My bill, H.R. 17370, would provide nonquota status for Canada and Mexico without setting a numerical limitation. It would, however, require a labor certification similar to the labor certification that we require of the Eastern Hemisphere countries.

How does this strike you?

Mr. HORTON. I am not familiar with the provisions of your bill. I apologize for not being familiar with it, and perhaps I should have been familiar with it before I came to testify on this particular bill. Do you have an overall limitation?

Mr. RODINO. I have an overall worldwide 250,000 ceiling.

Mr. HORTON. Which would apply to Canada and Mexico? Is there distinction between the two nations?

Mr. RODINO. The ceiling is not applicable to Canada and Mexico. All of the other countries will have their per country limitation increased to 25,000 each.

Mr. HORTON. I realy don't see too much objection to that insofar as you do provide for the labor certification. I think the stopgap is the labor certification. In other words, if there is labor certification required, then I think this would be a stopgap. It is interesting in the figures that I put into the Congressional Record, and which the chairman permitted me to put into this record, to note the situation with regard to Canada.

In fiscal 1964, for example, Canada had some 38,000 people that immigrant visas were issued to. In 1965 it was 40,000, and then in 1965 it went down to 25,000; 1967, 24,000; in 1968 it was down to 29,000 and in 1969 it was down to 15,000. This I think was brought about by the overall limitation in the Western Hemisphere and making Canada compete with Mexico and these other nations which I think tended to raise these barriers between our two nations which had not been there before.

The point I am making is that insofar as putting the quotas on Canada, if it is an overall quota and they have to compete, then you might find the same situation that you have here. You don't have, as far as I am concerned

Mr. RODINO. My 250,000 ceiling is exclusive of Canada and Mexico. The reason I mention that is because I note in your statement you make reference to the possibility of considering raising each country's limit to 30,000. In my bill it does raise the country's limitation to 25,000. Mr. HORTON. I wouldn't find any objection to that.

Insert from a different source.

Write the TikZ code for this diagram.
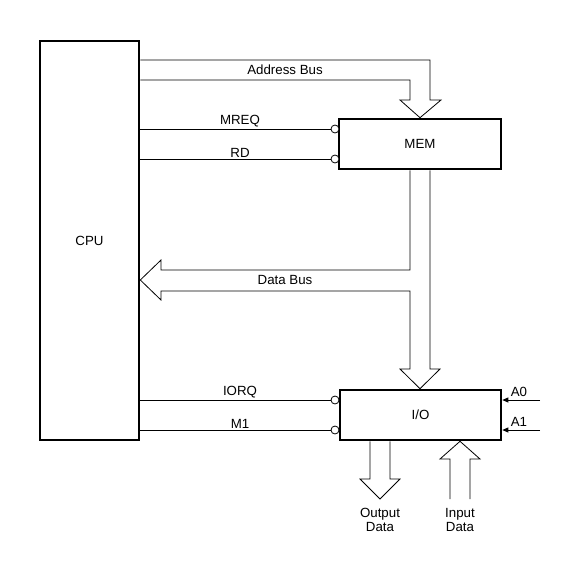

Mr. RODINO. You make some reference to Mr. Reid's bill, H.R. 2711, which would deal with the peculiar problem experienced by Ireland, for example, as well as to the other former high-quota or high-priority countries. I would like you to know that we in the Subcommittee recently reported out a bill which was my bill, the Rodino-Cahill bill, which would deal with the problem. We sought therein to allocate the so-called unusued numbers that did then exist up until 1968 to those high-quota countries. The reason that we did it in this way, was so that we would not perpetuate any of the national origins concept where we gave preference to some of the countries of Northern Europe as against some of the other countries. I think if you would take a look into that you might find this is a bill that might fit that pattern.

Mr. HORTON. As the gentleman knows, I talked with you and our former colleague, Bill Cahill, on a number of occasions about this problem from these high-quota countries.

Hickey-Freeman, Fashion Park, Michaels-Stern, Bonds and some of the other clothing manufacturers are in my district. We have had some very severe problems in getting trained tailors in-mainly from low-quota countries. Because of this backlog they had people qualified to come in but because of the preference numbers they couldn't get these people. They have had to do everything possible to try to get these people qualified; the labor certification has been obtained, but they are in the pipeline. They can not come in for 1, 2, 3, or 4 years. Many men's clothing firms are trying to expand, and I am most familiar with them because I worked very closely with them; for example, Hickey-Freeman was trying to expand and other clothing companies trying to expand were not able to expand because they could not get the skilled labor.